Every line in the listing below from the one with "Emit a web page" through the one with "const titleText = 'Course" is to be reproduced exactly, both ends included; leave out the rest.
— start GIVEN DATA —
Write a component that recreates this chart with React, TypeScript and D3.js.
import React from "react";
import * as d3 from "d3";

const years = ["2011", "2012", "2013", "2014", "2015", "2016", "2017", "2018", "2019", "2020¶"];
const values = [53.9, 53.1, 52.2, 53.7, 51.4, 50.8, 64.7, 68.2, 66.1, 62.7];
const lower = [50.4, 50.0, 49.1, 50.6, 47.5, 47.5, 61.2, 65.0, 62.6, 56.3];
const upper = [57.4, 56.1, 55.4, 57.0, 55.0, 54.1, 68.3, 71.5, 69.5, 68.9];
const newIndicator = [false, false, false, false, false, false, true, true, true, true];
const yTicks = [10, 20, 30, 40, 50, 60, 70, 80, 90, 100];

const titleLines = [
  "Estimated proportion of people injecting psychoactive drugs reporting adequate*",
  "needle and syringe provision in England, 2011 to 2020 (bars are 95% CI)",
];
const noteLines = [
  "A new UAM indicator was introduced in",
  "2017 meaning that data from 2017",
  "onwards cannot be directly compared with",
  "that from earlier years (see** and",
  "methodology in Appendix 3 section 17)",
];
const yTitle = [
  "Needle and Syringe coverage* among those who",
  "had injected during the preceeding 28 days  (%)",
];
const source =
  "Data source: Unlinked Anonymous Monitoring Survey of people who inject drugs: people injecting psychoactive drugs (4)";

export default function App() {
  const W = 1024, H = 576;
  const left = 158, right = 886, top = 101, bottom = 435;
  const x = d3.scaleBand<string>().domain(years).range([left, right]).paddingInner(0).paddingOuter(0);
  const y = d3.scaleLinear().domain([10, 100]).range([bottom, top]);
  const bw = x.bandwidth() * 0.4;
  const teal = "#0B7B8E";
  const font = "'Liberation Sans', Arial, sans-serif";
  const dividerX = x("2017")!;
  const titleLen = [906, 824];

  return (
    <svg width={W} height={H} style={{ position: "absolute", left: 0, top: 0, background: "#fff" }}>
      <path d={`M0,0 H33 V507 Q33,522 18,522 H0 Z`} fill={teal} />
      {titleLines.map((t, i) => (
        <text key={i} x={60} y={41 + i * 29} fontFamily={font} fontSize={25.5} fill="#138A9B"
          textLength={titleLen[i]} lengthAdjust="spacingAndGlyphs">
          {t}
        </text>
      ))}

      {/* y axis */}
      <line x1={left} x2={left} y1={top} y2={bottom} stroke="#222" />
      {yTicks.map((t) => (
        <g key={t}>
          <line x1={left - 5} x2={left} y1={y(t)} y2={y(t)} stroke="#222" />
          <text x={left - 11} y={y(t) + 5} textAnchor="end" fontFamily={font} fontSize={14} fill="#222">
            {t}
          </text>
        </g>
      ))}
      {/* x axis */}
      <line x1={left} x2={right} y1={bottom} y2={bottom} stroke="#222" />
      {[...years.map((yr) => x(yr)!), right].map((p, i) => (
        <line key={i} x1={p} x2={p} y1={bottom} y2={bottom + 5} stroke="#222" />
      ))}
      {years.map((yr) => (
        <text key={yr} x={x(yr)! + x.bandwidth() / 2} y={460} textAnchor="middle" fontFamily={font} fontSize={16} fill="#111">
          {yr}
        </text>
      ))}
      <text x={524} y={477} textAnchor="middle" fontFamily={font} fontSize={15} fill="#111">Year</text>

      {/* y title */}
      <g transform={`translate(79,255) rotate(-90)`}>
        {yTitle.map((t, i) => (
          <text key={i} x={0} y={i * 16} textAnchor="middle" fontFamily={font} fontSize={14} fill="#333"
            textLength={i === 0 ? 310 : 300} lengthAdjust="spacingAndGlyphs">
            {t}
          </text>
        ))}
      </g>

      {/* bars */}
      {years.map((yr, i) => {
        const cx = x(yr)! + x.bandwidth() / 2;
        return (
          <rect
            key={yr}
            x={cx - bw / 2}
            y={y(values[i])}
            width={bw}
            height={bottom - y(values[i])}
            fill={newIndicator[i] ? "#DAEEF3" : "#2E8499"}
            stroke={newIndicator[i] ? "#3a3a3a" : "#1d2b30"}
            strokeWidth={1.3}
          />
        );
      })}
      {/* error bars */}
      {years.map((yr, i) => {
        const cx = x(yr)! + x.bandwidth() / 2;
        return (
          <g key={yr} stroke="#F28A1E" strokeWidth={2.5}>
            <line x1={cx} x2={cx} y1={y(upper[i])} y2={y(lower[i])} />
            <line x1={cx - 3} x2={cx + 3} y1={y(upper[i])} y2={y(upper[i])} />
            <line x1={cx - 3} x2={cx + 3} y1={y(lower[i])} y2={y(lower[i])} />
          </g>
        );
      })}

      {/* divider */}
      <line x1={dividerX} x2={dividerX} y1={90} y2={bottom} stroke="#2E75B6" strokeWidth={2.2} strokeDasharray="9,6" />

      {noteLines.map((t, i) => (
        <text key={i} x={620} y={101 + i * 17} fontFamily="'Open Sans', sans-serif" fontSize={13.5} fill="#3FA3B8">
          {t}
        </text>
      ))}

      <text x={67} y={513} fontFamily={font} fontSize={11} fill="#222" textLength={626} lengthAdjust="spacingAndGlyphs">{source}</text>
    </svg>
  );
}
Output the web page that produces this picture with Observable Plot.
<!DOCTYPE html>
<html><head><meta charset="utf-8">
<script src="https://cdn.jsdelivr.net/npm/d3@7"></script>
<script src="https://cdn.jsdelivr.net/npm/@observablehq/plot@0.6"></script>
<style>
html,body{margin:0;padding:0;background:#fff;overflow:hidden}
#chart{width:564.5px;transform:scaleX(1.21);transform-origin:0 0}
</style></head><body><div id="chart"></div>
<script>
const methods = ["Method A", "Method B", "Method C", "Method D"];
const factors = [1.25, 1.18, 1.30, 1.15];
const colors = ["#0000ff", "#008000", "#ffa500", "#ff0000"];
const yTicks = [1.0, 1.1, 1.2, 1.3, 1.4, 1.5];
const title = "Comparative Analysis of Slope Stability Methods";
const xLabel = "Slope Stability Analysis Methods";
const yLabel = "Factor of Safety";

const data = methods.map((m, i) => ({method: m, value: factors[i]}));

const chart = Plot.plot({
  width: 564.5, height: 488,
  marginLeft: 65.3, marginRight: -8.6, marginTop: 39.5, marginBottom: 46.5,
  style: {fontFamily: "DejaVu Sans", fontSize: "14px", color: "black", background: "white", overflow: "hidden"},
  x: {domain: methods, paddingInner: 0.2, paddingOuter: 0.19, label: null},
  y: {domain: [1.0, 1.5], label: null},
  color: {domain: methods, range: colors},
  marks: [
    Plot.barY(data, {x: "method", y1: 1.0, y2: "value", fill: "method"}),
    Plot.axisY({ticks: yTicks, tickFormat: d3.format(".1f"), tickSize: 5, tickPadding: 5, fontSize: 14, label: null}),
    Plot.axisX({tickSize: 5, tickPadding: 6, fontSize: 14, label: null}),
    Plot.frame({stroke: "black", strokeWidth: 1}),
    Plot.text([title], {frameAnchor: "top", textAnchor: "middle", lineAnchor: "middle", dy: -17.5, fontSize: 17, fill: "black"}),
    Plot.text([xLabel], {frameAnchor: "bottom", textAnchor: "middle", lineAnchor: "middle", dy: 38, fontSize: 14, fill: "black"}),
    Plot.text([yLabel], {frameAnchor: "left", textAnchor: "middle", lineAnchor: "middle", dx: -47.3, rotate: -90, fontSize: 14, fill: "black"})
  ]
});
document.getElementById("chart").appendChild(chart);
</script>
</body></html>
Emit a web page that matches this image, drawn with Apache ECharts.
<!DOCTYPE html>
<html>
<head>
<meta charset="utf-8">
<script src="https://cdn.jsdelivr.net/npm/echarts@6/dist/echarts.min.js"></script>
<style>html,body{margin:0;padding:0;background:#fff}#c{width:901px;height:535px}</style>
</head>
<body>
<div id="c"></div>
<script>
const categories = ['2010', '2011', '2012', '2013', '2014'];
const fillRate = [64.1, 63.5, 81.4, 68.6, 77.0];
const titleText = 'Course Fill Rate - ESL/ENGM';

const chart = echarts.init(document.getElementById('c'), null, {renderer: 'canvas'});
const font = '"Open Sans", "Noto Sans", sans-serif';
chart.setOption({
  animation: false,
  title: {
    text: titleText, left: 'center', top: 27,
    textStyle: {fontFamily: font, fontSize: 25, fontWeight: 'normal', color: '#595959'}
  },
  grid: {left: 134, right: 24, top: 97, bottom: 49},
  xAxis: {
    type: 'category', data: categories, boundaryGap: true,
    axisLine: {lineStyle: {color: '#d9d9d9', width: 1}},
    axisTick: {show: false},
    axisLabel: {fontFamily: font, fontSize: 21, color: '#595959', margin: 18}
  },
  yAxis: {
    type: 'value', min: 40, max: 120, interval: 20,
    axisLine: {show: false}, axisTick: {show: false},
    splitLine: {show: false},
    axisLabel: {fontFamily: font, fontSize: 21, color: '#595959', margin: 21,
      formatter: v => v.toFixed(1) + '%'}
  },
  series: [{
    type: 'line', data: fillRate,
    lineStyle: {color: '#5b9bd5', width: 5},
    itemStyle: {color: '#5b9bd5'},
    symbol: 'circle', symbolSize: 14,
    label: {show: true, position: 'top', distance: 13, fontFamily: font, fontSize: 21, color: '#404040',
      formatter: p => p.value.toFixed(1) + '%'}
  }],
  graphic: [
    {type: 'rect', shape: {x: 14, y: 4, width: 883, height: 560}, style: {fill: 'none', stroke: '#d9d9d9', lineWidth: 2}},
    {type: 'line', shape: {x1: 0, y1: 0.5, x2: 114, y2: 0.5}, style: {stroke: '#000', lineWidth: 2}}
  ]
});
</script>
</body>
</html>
— end GIVEN DATA —
### PROBLEM SOLUTION
Emit a web page that matches this image, drawn with Apache ECharts.
<!DOCTYPE html>
<html>
<head>
<meta charset="utf-8">
<script src="https://cdn.jsdelivr.net/npm/echarts@6/dist/echarts.min.js"></script>
<style>html,body{margin:0;padding:0;background:#fff}#c{width:901px;height:535px}</style>
</head>
<body>
<div id="c"></div>
<script>
const categories = ['2010', '2011', '2012', '2013', '2014'];
const fillRate = [64.1, 63.5, 81.4, 68.6, 77.0];
const titleText = 'Course Fill Rate - ESL/ENGM';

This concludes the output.